When you register a domain name, you can "park" it with
the registration company until you arrange hosting for the name. The
hosting setup amounts to telling the world where they can find your
domain on the Internet. Many people prefer to leave the technical details
of registration to the ISP who hosts their domain or the web developer
who sets up their web site.
The one area of domain registration where your attention
is crucial is the Contact Information. Three contacts are required
for registration: Administrative Contact (who owns the name), Technical
Contact (who hosts the name), and Billing Contact (who pays for the
name).
We see many domains in which the web developer has set
up a domain for a client with the web developer listed as the Administrative
Contact for the domain. This means that the web developer and NOT
the client "owns" the domain. This situation often becomes a problem
when the web developer and client part company.
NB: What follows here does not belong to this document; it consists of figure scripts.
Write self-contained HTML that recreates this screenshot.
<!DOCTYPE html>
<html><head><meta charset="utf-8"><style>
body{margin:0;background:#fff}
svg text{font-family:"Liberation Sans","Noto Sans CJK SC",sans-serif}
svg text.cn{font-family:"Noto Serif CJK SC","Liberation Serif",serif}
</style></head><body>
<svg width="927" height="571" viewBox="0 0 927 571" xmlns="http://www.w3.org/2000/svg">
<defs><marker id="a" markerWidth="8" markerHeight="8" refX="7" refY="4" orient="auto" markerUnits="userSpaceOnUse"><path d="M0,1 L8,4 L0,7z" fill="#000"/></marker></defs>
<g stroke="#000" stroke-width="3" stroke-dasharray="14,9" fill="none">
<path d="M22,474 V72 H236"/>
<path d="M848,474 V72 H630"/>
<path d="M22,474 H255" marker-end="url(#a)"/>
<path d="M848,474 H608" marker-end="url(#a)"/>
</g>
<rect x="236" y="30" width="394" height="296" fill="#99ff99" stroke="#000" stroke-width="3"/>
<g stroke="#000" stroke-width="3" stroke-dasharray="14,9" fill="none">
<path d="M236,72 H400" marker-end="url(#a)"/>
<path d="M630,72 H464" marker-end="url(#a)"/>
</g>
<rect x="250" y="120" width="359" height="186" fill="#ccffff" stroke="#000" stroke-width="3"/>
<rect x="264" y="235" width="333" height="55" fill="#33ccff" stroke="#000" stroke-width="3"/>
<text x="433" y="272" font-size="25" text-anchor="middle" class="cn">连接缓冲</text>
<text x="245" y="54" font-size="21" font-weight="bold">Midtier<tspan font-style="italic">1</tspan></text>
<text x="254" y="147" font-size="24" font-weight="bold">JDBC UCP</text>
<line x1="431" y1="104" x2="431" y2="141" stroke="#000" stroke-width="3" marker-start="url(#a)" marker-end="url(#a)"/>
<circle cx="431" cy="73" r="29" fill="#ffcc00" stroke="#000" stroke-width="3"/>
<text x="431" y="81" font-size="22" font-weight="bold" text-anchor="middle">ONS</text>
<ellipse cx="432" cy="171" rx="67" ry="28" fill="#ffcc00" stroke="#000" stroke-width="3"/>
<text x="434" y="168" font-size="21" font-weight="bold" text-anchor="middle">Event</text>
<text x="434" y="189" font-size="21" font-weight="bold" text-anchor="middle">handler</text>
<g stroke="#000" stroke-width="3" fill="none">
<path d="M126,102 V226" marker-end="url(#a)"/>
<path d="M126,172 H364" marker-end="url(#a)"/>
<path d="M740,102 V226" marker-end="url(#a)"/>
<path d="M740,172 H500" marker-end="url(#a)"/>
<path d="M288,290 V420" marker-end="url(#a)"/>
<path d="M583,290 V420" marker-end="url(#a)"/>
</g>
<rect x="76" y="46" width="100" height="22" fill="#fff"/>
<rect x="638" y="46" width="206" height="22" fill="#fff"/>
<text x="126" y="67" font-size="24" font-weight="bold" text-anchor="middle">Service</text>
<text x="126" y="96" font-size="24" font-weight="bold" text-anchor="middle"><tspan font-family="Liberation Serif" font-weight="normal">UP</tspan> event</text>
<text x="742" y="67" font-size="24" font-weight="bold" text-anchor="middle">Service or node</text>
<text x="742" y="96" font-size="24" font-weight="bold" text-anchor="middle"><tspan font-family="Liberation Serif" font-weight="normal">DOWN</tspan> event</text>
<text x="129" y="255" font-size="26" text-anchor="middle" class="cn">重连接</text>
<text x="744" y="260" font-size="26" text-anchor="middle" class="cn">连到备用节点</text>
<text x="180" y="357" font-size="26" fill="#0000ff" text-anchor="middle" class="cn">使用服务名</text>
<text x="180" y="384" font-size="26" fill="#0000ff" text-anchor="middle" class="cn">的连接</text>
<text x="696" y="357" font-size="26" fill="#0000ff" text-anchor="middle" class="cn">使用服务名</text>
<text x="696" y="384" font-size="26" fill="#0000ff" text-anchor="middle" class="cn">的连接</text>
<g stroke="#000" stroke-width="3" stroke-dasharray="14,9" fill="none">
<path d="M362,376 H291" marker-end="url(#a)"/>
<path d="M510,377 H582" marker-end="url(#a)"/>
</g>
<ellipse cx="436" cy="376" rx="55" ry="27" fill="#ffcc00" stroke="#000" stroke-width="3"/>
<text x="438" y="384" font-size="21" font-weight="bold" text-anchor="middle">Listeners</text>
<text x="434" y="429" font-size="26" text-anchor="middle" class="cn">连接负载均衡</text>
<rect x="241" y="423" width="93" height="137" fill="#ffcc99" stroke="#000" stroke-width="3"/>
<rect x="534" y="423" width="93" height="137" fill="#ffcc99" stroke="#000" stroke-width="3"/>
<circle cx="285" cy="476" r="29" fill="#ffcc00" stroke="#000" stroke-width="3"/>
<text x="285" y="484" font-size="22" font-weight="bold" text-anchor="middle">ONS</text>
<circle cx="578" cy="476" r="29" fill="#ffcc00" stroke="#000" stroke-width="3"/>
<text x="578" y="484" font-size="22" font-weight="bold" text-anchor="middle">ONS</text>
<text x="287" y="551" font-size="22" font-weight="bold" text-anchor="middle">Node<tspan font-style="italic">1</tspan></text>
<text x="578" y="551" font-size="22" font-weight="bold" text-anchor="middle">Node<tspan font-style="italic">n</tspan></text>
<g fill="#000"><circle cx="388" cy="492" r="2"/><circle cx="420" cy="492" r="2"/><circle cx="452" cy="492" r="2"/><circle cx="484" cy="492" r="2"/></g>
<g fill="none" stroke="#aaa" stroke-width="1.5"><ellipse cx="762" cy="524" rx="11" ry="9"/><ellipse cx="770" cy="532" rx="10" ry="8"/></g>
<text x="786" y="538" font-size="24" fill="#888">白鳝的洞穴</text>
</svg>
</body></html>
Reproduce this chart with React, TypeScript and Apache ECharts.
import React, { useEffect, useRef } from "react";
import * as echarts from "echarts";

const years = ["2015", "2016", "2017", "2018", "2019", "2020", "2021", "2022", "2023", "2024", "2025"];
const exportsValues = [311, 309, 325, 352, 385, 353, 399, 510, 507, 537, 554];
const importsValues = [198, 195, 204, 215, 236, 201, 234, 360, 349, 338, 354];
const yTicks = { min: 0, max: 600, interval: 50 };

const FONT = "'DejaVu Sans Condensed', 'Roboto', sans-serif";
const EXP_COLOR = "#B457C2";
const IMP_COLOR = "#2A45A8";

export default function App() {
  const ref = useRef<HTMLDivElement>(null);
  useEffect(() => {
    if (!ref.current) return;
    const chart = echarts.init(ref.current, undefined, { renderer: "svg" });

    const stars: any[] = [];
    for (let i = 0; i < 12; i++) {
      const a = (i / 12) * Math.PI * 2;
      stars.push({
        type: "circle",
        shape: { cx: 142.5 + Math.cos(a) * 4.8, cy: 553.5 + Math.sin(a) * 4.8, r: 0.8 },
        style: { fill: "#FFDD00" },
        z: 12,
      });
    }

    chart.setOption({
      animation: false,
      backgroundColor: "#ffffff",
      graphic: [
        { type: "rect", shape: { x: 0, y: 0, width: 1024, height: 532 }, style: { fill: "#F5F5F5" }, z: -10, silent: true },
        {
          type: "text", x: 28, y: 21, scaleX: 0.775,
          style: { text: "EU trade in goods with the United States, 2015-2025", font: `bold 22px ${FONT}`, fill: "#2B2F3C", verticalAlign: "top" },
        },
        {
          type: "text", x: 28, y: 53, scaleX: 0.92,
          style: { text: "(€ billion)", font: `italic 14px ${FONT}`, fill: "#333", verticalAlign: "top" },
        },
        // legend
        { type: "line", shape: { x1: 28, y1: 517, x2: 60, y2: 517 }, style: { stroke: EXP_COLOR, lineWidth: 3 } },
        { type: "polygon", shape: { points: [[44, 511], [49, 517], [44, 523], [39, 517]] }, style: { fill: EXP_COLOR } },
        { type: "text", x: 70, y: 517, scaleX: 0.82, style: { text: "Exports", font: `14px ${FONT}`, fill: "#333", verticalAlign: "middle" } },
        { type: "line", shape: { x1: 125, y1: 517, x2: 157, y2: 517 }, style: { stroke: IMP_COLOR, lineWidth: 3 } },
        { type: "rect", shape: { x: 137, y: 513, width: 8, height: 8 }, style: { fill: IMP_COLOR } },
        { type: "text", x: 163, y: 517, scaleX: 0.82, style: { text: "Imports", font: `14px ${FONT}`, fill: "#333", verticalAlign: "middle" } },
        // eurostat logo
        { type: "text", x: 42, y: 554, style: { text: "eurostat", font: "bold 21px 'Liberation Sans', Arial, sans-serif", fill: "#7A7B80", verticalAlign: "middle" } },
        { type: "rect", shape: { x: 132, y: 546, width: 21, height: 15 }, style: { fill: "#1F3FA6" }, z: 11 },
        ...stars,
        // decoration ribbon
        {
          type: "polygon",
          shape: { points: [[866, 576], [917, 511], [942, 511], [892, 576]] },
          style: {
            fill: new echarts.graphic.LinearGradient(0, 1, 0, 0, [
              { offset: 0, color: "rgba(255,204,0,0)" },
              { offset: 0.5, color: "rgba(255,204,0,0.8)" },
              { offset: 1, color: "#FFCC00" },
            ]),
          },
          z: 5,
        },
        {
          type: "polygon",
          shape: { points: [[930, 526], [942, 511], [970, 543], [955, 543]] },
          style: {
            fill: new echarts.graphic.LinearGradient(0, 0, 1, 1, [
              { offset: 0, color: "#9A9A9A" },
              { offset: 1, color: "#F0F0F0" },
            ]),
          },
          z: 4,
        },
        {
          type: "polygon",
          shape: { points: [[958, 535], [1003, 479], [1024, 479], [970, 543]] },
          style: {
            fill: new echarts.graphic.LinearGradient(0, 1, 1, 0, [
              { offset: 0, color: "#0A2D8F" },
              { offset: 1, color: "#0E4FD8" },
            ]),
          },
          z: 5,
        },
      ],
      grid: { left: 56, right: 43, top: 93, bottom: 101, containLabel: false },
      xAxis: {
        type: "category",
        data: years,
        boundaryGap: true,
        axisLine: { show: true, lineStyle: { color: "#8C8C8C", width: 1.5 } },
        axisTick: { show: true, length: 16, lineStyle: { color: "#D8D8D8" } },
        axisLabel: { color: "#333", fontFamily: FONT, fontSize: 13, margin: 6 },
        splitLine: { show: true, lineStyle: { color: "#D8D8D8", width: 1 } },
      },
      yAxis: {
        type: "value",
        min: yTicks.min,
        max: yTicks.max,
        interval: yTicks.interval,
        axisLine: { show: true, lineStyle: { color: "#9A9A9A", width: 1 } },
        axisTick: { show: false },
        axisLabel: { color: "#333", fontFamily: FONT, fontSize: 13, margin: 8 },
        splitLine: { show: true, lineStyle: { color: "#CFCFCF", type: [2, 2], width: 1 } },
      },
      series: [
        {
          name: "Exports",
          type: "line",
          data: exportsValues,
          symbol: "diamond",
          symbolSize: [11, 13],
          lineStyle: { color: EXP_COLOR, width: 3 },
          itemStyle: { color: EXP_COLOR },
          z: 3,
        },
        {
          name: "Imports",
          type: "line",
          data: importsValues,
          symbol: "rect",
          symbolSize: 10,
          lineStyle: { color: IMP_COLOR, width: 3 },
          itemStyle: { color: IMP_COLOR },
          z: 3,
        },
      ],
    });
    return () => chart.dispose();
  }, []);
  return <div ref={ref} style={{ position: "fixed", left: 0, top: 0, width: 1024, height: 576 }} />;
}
If you have already have a domain, you can look
up your contact information using whois. If you discover that you are not the Administrative
Contact you should attempt to remedy that problem while you are still
on good terms with the domain owner!
Details frequently
forgotten in website design:
- Bandwidth
- For most of the world, the Internet is accessed over
a 56k or less connection. For all the broadband hype, this is likely
to be the case for quite some time. If your page can't load in less
than 30 seconds it will probably will not be viewed.
- Maintainability
- If you are planning on incorporating timely information
into your site, make sure you understand the commitment required to
keep up to date. Not keeping your site timely erodes your credibility
and wastes your visitors' time. The web does not need more out-of-date
information!
- Bells and Whistles
- There are several hundred different browser versions
out there - each with its own quirks and bugs. If you want to reach
the widest audience, you must be careful how features requiring advanced
browser support are used in your design. For example, security-conscious
browsers can turn off both Java and javascript - if your navigation
system requires javascript, you have locked these people out of your
site.
- Accessibility
- It is astounding that so little attention is paid
to making the web accessible to people with disabilities. Browser
variations muddy this issue but, for a good look at usability issue,
visit the Center for Applied Special Technology page validator, Bobby. Go ahead,
run some of your favorite pages through Bobby and see how poorly most
do. Validate our pages and you will see we need to work harder at
accessibility, too. As usual, the specifications for accessibility
at w3.org far exceed current browser capabilities,
and we hope to improve our own work as browser CSS and HTML4 support
improves.
The Care and Feeding
of your Web Site
- Assessing Your Web Site
- To determine how your web site is performing,
you should learn to read and understand the traffic information provided
by your hosting provider. This information may take many forms, periodic
reports sent as e-mail, graphical or tabular on-line, reports, or
even raw server log files. Things to look for in the report:
- Pages are what carry the content. If your you
don't see many pages listed (.htm or .html) among your top 20
hit list your site is graphics heavy (.jpg or .gif) and ineffective
at delivering content.
- External links directly to your images. Look
for image hit counts which exceed the hit count of the page containing
the image.
- Errors in external or internal links. If your
report provides counts of status codes, the totals for 400 and
500 codes should be less than 1% of your traffic. Otherwise, you
site is appearing broken to a lot of visitors and you should find
out why.
- Problems in your hosting environment. Unexpected
fluctuations in traffic or error counts can indicate that something
is happening in your hosting environment.
- Stay Involved
- Look at your site and check out those of your competitors.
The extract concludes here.